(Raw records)

+++++

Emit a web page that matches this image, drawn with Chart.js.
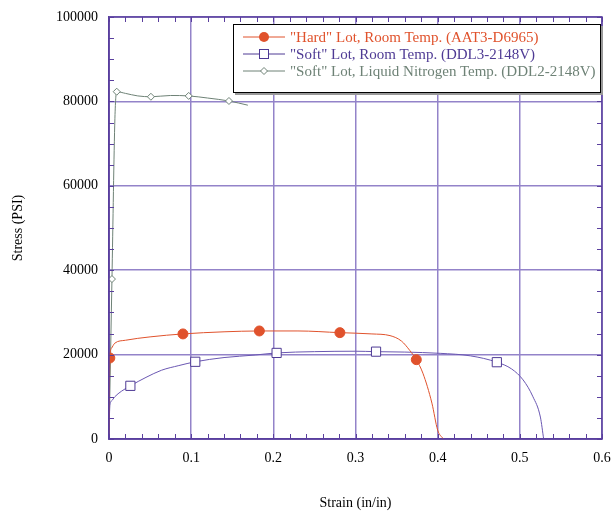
<!DOCTYPE html>
<html>
<head>
<meta charset="utf-8">
<script src="https://cdn.jsdelivr.net/npm/chart.js@4/dist/chart.umd.min.js"></script>
<style>
  body { margin: 0; background: #fff; }
  #wrap { position: relative; width: 615px; height: 513px; }
  #legend {
    position: absolute; left: 233px; top: 24px; width: 366px; height: 67px;
    border: 1px solid #000; background: #fff; box-shadow: 2px 2px 0 #999;
    font: 15px "Liberation Serif", serif;
  }
  .row { position: absolute; left: 0; height: 17px; line-height: 17px; white-space: nowrap; }
  .row svg { position: absolute; left: 9px; top: 2px; }
  .row span { position: absolute; left: 56px; }
</style>
</head>
<body>
<div id="wrap">
  <canvas id="chart" width="615" height="513"></canvas>
  <div id="legend"></div>
</div>
<script>
// "Hard" lot, room temperature
const hardStrain = [0, 0.001, 0.003, 0.007, 0.02, 0.05, 0.09, 0.14, 0.183, 0.23, 0.281, 0.32, 0.342, 0.356, 0.366, 0.374, 0.382, 0.393, 0.400, 0.407];
const hardStress = [0, 19200, 21500, 22700, 23400, 24200, 24900, 25400, 25600, 25600, 25200, 24900, 24500, 23200, 21000, 18800, 15600, 8500, 2100, 0];
const hardMarkStrain = [0.001, 0.09, 0.183, 0.281, 0.374];
const hardMarkStress = [19200, 24900, 25600, 25200, 18800];

// "Soft" lot, room temperature
const softStrain = [0, 0.001, 0.003, 0.007, 0.015, 0.026, 0.045, 0.064, 0.085, 0.105, 0.14, 0.178, 0.204, 0.25, 0.3, 0.325, 0.36, 0.403, 0.44, 0.472, 0.49, 0.504, 0.516, 0.525, 0.529];
const softStress = [0, 8000, 9000, 10000, 11300, 12600, 14600, 16300, 17400, 18300, 19300, 19900, 20400, 20700, 20800, 20700, 20600, 20300, 19700, 18200, 16600, 14000, 10000, 5200, 0];
const softMarkStrain = [0.026, 0.105, 0.204, 0.325, 0.472];
const softMarkStress = [12600, 18300, 20400, 20700, 18200];

// "Soft" lot, liquid nitrogen temperature
const lnStrain = [0, 0.0036, 0.0072, 0.0094, 0.02, 0.035, 0.051, 0.075, 0.097, 0.12, 0.146, 0.169];
const lnStress = [0, 37900, 76000, 82300, 81900, 81300, 81100, 81400, 81300, 80800, 80100, 79100];
const lnMarkStrain = [0.0036, 0.0094, 0.051, 0.097, 0.146];
const lnMarkStress = [37900, 82300, 81100, 81300, 80100];

const xTicks = [0, 0.1, 0.2, 0.3, 0.4, 0.5, 0.6];
const yTicks = [0, 20000, 40000, 60000, 80000, 100000];

const seriesNames = [
  '"Hard" Lot, Room Temp. (AAT3-D6965)',
  '"Soft" Lot, Room Temp. (DDL3-2148V)',
  '"Soft" Lot, Liquid Nitrogen Temp. (DDL2-2148V)'
];

const colors = { hard: "#E0522C", soft: "#6A57B2", softMark: "#4E3A94", ln: "#6E8276" };
const frameColor = "#5A3F9E";
const gridColor = "#9383C9";
const font = "Liberation Serif";

function pts(xs, ys) {
  return xs.map((x, i) => ({ x, y: ys[i] }));
}

function lineSet(label, xs, ys, color) {
  return {
    label, data: pts(xs, ys), showLine: true, borderColor: color, borderWidth: 1,
    pointRadius: 0, cubicInterpolationMode: "monotone", order: 2
  };
}

function markSet(label, xs, ys, color, style, radius, fill) {
  return {
    label, data: pts(xs, ys), showLine: false, pointStyle: style,
    pointRadius: radius, borderColor: color, backgroundColor: fill,
    pointBorderWidth: 1, order: 0
  };
}

// frame on top/right plus inward minor ticks on all sides
const framePlugin = {
  id: "frame",
  afterDraw(chart) {
    const { ctx, chartArea: a, scales } = chart;
    ctx.save();
    ctx.strokeStyle = frameColor;
    ctx.lineWidth = 1.5;
    ctx.strokeRect(a.left, a.top, a.right - a.left, a.bottom - a.top);
    ctx.lineWidth = 1;
    ctx.beginPath();
    for (let i = 0; i <= 30; i++) {
      const px = Math.round(scales.x.getPixelForValue(i * 0.02)) + 0.5;
      ctx.moveTo(px, a.bottom); ctx.lineTo(px, a.bottom - 5);
      ctx.moveTo(px, a.top); ctx.lineTo(px, a.top + 5);
    }
    for (let i = 0; i <= 20; i++) {
      const py = Math.round(scales.y.getPixelForValue(i * 5000)) + 0.5;
      ctx.moveTo(a.left, py); ctx.lineTo(a.left + 5, py);
      ctx.moveTo(a.right, py); ctx.lineTo(a.right - 5, py);
    }
    ctx.stroke();
    ctx.restore();
  }
};

new Chart(document.getElementById("chart"), {
  type: "scatter",
  data: {
    datasets: [
      markSet(seriesNames[0], hardMarkStrain, hardMarkStress, colors.hard, "circle", 5, colors.hard),
      markSet(seriesNames[1], softMarkStrain, softMarkStress, colors.softMark, "rect", 6.5, "#fff"),
      markSet(seriesNames[2], lnMarkStrain, lnMarkStress, colors.ln, "rectRot", 3.5, "#fff"),
      lineSet(seriesNames[0], hardStrain, hardStress, colors.hard),
      lineSet(seriesNames[1], softStrain, softStress, colors.soft),
      lineSet(seriesNames[2], lnStrain, lnStress, colors.ln)
    ]
  },
  options: {
    responsive: false,
    animation: false,
    devicePixelRatio: 1,
    layout: { padding: { top: 17, right: 13, left: 0, bottom: 0 } },
    plugins: { legend: { display: false }, tooltip: { enabled: false } },
    scales: {
      x: {
        type: "linear", min: 0, max: 0.6,
        afterFit(s) { s.height = 74; s.paddingLeft = 0; s.paddingRight = 0; },
        afterBuildTicks(s) { s.ticks = xTicks.map(v => ({ value: v })); },
        ticks: { color: "#000", padding: 11, font: { family: font, size: 14 }, maxRotation: 0,
                 callback: v => String(v) },
        grid: { color: gridColor, lineWidth: 1.5, drawTicks: false },
        border: { color: frameColor, width: 1.5 },
        title: { display: true, text: "Strain (in/in)", color: "#000",
                 font: { family: font, size: 14 }, padding: { top: 0, bottom: 1 } }
      },
      y: {
        type: "linear", min: 0, max: 100000,
        afterFit(s) { s.width = 109; s.paddingTop = 0; s.paddingBottom = 0; },
        afterBuildTicks(s) { s.ticks = yTicks.map(v => ({ value: v })); },
        ticks: { color: "#000", padding: 11, font: { family: font, size: 14 },
                 callback: v => String(v) },
        grid: { color: gridColor, lineWidth: 1.5, drawTicks: false },
        border: { color: frameColor, width: 1.5 },
        title: { display: true, text: "Stress (PSI)", color: "#000",
                 font: { family: font, size: 14 }, padding: { top: 10, bottom: 0 } }
      }
    }
  },
  plugins: [framePlugin]
});

// legend: line with marker, in the series colour
const legendIcons = [
  `<line x1="0" y1="6" x2="42" y2="6" stroke="${colors.hard}"/><circle cx="21" cy="6" r="5" fill="${colors.hard}"/>`,
  `<line x1="0" y1="6" x2="42" y2="6" stroke="${colors.softMark}"/><rect x="16.5" y="1.5" width="9" height="9" fill="#fff" stroke="${colors.softMark}"/>`,
  `<line x1="0" y1="6" x2="42" y2="6" stroke="${colors.ln}"/><path d="M21 2.5 L24.5 6 L21 9.5 L17.5 6 Z" fill="#fff" stroke="${colors.ln}"/>`
];
const textColors = [colors.hard, colors.softMark, colors.ln];
document.getElementById("legend").innerHTML = seriesNames.map((name, i) =>
  `<div class="row" style="top:${4 + i * 17}px;color:${textColors[i]}">` +
  `<svg width="44" height="12">${legendIcons[i]}</svg><span>${name}</span></div>`
).join("");
</script>
</body>
</html>
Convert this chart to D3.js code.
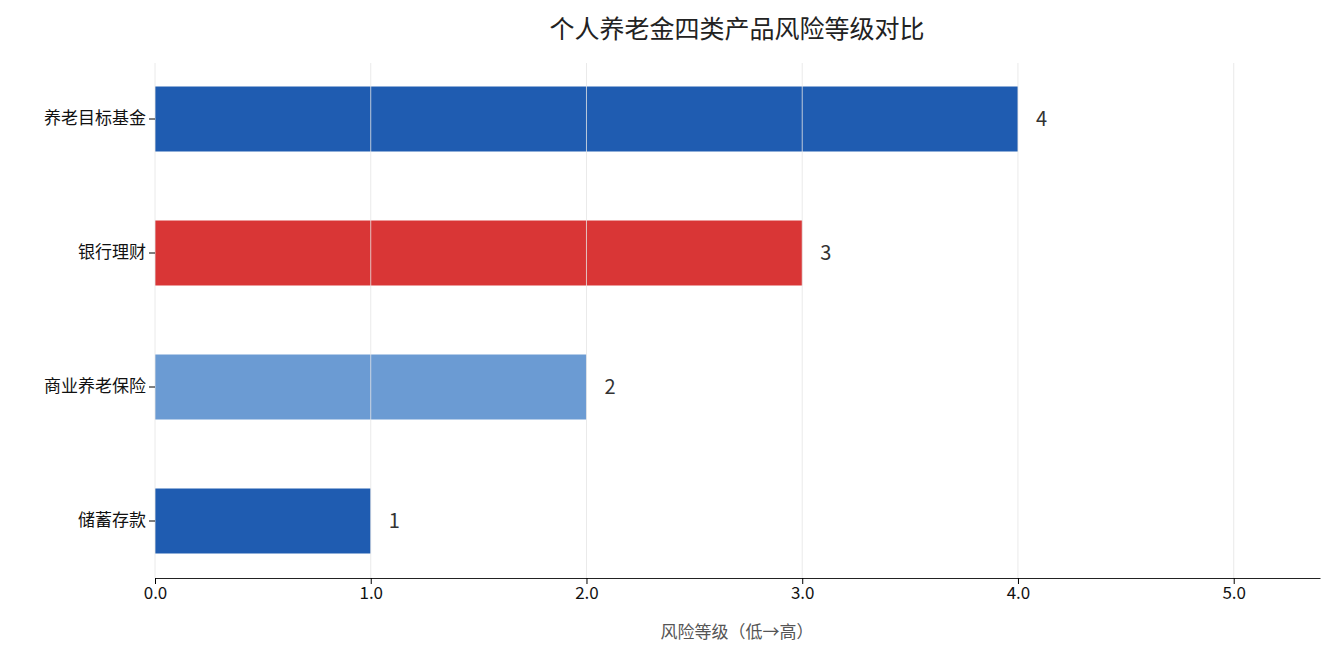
<!DOCTYPE html><html><head><meta charset="utf-8"><script src="https://cdn.jsdelivr.net/npm/d3@7"></script>
<style>body{margin:0;background:#fff}text{font-family:"Noto Sans CJK SC","Noto Sans",sans-serif}</style></head><body><svg id="c" width="1334" height="660"></svg><script>
const categories=["养老目标基金","银行理财","商业养老保险","储蓄存款"];
const values=[4,3,2,1];
const colors=["#1f5cb1","#d93636","#6b9bd3","#1f5cb1"];
const ticks=[0,1,2,3,4,5];
const svg=d3.select("#c");
const x=d3.scaleLinear().domain([0,5.4]).range([155,1320]);
const y=d3.scaleBand().domain(categories).range([52,588]).paddingInner(0.515).paddingOuter(0.2575);
svg.selectAll(".bar").data(categories).join("rect").attr("x",x(0)).attr("y",d=>y(d)).attr("width",(d,i)=>x(values[i])-x(0)).attr("height",y.bandwidth()).attr("fill",(d,i)=>colors[i]);
svg.selectAll(".g").data(ticks).join("line").attr("x1",d=>x(d)).attr("x2",d=>x(d)).attr("y1",63).attr("y2",578).attr("stroke","#e6e6e6").attr("stroke-width",1).attr("opacity",0.8);
svg.selectAll(".v").data(categories).join("text").attr("x",(d,i)=>x(values[i])+18).attr("y",d=>y(d)+y.bandwidth()/2).attr("dy","0.35em").attr("font-size",20).attr("fill","#333").text((d,i)=>values[i]);
const xa=svg.append("g").attr("transform","translate(0,578)").call(d3.axisBottom(x).tickValues(ticks).tickSize(6).tickSizeOuter(0));
xa.select(".domain").attr("stroke","#222");xa.selectAll("text").attr("font-size",17).attr("fill","#111");
const ya=svg.append("g").attr("transform","translate(155,0)").call(d3.axisLeft(y).tickSize(6));
ya.select(".domain").remove();ya.selectAll("text").attr("font-size",17).attr("fill","#111");
svg.append("text").attr("x",737).attr("y",638).attr("text-anchor","middle").attr("font-size",17).attr("fill","#555").text("风险等级（低→高）");
svg.append("text").attr("x",737).attr("y",38).attr("text-anchor","middle").attr("font-size",25).attr("fill","#222").text("个人养老金四类产品风险等级对比");
</script></body></html>
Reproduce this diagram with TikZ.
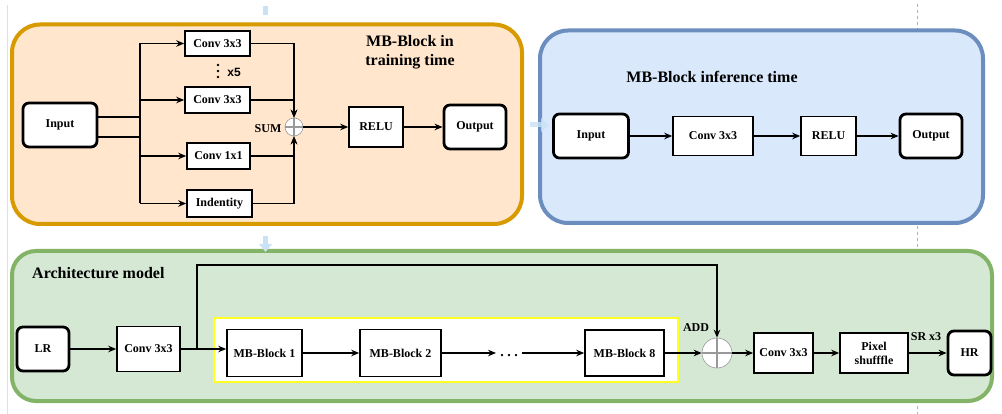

+++++

For each line in the data above that contains the string "this", extract the line.

* RESULT OF THE TASK
Emit a web page that matches this image, drawn with Chart.js.
Convert this chart to D3.js code.
Reproduce this diagram with TikZ.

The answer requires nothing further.